* [TASK DETAILS]
Can you quote exactly the stretch of lines from the one with "What matplotlib code" through the final line of the material, both ends included?
>> start DATASET CONTENT
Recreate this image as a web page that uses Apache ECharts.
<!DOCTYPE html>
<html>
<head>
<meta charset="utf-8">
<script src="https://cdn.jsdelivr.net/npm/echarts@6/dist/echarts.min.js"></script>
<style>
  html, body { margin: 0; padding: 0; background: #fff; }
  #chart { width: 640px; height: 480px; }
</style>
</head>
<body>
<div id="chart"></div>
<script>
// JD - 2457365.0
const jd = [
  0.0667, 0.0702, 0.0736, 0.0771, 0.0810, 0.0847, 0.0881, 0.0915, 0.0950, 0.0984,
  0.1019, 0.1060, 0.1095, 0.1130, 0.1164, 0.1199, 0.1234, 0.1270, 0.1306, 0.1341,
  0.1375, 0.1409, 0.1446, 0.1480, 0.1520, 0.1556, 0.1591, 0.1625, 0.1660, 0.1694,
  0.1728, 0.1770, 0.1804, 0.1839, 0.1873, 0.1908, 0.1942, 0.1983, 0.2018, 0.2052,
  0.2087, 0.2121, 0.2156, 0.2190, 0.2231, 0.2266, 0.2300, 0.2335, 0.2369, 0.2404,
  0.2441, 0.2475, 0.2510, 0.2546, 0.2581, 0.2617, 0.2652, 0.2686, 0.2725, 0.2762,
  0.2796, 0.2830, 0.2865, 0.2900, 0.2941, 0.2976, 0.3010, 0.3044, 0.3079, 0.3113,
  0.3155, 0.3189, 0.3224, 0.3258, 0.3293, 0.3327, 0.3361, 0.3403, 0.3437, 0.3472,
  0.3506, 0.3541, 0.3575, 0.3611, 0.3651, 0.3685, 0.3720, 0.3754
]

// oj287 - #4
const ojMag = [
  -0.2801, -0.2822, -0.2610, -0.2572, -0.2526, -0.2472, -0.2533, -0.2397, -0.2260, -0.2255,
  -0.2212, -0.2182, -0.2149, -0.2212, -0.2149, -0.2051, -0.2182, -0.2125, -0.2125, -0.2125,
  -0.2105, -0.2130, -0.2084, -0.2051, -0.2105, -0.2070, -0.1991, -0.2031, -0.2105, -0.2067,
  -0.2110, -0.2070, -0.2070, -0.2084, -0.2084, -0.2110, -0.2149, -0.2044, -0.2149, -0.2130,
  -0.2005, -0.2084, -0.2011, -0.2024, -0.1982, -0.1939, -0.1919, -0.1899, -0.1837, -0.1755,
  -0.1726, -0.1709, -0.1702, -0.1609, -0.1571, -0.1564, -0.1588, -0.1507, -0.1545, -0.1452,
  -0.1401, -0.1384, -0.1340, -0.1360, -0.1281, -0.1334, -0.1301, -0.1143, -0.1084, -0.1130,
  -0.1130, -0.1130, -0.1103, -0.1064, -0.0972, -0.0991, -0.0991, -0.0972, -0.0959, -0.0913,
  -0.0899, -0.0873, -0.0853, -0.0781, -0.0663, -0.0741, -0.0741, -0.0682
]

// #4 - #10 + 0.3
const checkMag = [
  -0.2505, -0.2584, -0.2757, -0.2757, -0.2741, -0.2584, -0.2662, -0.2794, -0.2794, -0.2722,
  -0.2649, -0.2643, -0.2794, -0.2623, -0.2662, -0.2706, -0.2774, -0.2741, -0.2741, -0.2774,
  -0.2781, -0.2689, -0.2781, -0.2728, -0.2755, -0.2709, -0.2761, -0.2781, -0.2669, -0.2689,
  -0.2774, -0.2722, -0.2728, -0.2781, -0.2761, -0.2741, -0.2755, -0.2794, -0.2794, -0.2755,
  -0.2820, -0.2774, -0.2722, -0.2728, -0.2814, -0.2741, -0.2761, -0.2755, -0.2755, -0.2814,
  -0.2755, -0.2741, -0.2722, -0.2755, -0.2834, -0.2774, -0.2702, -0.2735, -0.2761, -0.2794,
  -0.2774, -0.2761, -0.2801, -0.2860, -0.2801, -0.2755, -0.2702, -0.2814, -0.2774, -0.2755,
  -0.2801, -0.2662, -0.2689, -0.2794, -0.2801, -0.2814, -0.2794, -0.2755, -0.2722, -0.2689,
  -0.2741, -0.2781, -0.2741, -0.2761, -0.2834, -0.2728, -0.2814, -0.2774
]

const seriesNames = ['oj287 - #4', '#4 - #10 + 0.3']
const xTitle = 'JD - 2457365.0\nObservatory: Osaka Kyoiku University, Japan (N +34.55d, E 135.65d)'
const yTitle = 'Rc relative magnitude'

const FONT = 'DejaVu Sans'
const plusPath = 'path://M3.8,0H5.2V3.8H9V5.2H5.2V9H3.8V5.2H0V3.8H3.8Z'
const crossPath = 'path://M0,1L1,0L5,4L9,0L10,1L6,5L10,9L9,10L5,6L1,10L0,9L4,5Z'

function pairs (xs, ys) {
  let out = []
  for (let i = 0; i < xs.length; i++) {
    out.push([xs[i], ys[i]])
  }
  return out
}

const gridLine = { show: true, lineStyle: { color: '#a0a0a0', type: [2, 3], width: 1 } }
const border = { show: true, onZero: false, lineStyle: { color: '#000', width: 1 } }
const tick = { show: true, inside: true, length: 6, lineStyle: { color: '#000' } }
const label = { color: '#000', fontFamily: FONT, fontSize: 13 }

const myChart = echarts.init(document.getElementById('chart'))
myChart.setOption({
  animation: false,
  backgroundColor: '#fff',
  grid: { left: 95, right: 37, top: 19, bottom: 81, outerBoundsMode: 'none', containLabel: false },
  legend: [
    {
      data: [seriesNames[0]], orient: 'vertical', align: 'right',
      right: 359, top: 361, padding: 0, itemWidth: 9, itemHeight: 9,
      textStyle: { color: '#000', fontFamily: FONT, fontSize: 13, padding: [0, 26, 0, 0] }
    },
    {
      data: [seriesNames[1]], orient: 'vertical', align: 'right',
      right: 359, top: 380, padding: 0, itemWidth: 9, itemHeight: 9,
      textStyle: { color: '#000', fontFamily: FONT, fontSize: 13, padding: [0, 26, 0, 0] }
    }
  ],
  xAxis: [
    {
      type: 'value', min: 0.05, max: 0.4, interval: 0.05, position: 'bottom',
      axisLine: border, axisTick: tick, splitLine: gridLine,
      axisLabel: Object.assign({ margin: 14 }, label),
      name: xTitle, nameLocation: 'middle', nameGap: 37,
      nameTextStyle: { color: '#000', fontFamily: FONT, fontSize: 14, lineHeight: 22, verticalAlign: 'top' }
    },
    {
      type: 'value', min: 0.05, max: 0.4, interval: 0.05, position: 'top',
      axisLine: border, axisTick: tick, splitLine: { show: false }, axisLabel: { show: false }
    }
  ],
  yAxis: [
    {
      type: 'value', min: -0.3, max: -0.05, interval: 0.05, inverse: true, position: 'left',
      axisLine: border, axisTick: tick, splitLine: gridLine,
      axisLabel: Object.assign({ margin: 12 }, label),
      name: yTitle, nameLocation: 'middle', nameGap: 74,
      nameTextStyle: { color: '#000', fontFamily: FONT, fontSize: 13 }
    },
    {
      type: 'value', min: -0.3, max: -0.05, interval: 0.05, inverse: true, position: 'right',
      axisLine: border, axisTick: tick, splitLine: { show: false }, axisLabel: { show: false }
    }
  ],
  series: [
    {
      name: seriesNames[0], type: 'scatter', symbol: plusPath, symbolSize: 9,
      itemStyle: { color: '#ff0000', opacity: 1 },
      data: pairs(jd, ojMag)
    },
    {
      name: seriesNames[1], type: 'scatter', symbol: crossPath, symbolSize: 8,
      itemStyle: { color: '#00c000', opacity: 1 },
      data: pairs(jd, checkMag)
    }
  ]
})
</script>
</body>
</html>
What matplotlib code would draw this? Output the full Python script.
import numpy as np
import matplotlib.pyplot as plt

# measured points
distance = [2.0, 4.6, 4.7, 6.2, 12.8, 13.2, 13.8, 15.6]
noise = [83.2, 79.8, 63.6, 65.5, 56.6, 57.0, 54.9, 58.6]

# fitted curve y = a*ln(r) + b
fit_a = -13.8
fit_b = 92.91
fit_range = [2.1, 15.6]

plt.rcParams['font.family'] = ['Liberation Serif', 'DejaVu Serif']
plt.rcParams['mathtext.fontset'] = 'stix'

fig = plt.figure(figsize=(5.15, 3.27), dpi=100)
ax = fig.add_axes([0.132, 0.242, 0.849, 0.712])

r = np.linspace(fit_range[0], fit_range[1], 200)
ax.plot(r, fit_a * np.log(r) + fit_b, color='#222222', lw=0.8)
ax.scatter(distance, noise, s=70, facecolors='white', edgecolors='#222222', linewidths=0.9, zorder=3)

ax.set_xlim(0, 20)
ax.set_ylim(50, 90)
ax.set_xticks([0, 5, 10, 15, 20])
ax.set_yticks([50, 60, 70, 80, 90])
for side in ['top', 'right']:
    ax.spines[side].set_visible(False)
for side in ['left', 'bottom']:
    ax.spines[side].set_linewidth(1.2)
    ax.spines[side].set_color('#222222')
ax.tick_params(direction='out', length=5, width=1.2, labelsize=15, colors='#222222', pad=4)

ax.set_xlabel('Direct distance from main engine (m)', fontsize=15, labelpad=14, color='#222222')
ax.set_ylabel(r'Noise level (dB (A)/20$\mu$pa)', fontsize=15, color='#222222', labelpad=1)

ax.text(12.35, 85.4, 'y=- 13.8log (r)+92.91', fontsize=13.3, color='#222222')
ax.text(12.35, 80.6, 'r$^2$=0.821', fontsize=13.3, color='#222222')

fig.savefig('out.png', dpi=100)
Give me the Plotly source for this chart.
>> end DATASET CONTENT
* [RESPONSE BELOW]
What matplotlib code would draw this? Output the full Python script.
import numpy as np
import matplotlib.pyplot as plt

# measured points
distance = [2.0, 4.6, 4.7, 6.2, 12.8, 13.2, 13.8, 15.6]
noise = [83.2, 79.8, 63.6, 65.5, 56.6, 57.0, 54.9, 58.6]

# fitted curve y = a*ln(r) + b
fit_a = -13.8
fit_b = 92.91
fit_range = [2.1, 15.6]

plt.rcParams['font.family'] = ['Liberation Serif', 'DejaVu Serif']
plt.rcParams['mathtext.fontset'] = 'stix'

fig = plt.figure(figsize=(5.15, 3.27), dpi=100)
ax = fig.add_axes([0.132, 0.242, 0.849, 0.712])

r = np.linspace(fit_range[0], fit_range[1], 200)
ax.plot(r, fit_a * np.log(r) + fit_b, color='#222222', lw=0.8)
ax.scatter(distance, noise, s=70, facecolors='white', edgecolors='#222222', linewidths=0.9, zorder=3)

ax.set_xlim(0, 20)
ax.set_ylim(50, 90)
ax.set_xticks([0, 5, 10, 15, 20])
ax.set_yticks([50, 60, 70, 80, 90])
for side in ['top', 'right']:
    ax.spines[side].set_visible(False)
for side in ['left', 'bottom']:
    ax.spines[side].set_linewidth(1.2)
    ax.spines[side].set_color('#222222')
ax.tick_params(direction='out', length=5, width=1.2, labelsize=15, colors='#222222', pad=4)

ax.set_xlabel('Direct distance from main engine (m)', fontsize=15, labelpad=14, color='#222222')
ax.set_ylabel(r'Noise level (dB (A)/20$\mu$pa)', fontsize=15, color='#222222', labelpad=1)

ax.text(12.35, 85.4, 'y=- 13.8log (r)+92.91', fontsize=13.3, color='#222222')
ax.text(12.35, 80.6, 'r$^2$=0.821', fontsize=13.3, color='#222222')

fig.savefig('out.png', dpi=100)
Give me the Plotly source for this chart.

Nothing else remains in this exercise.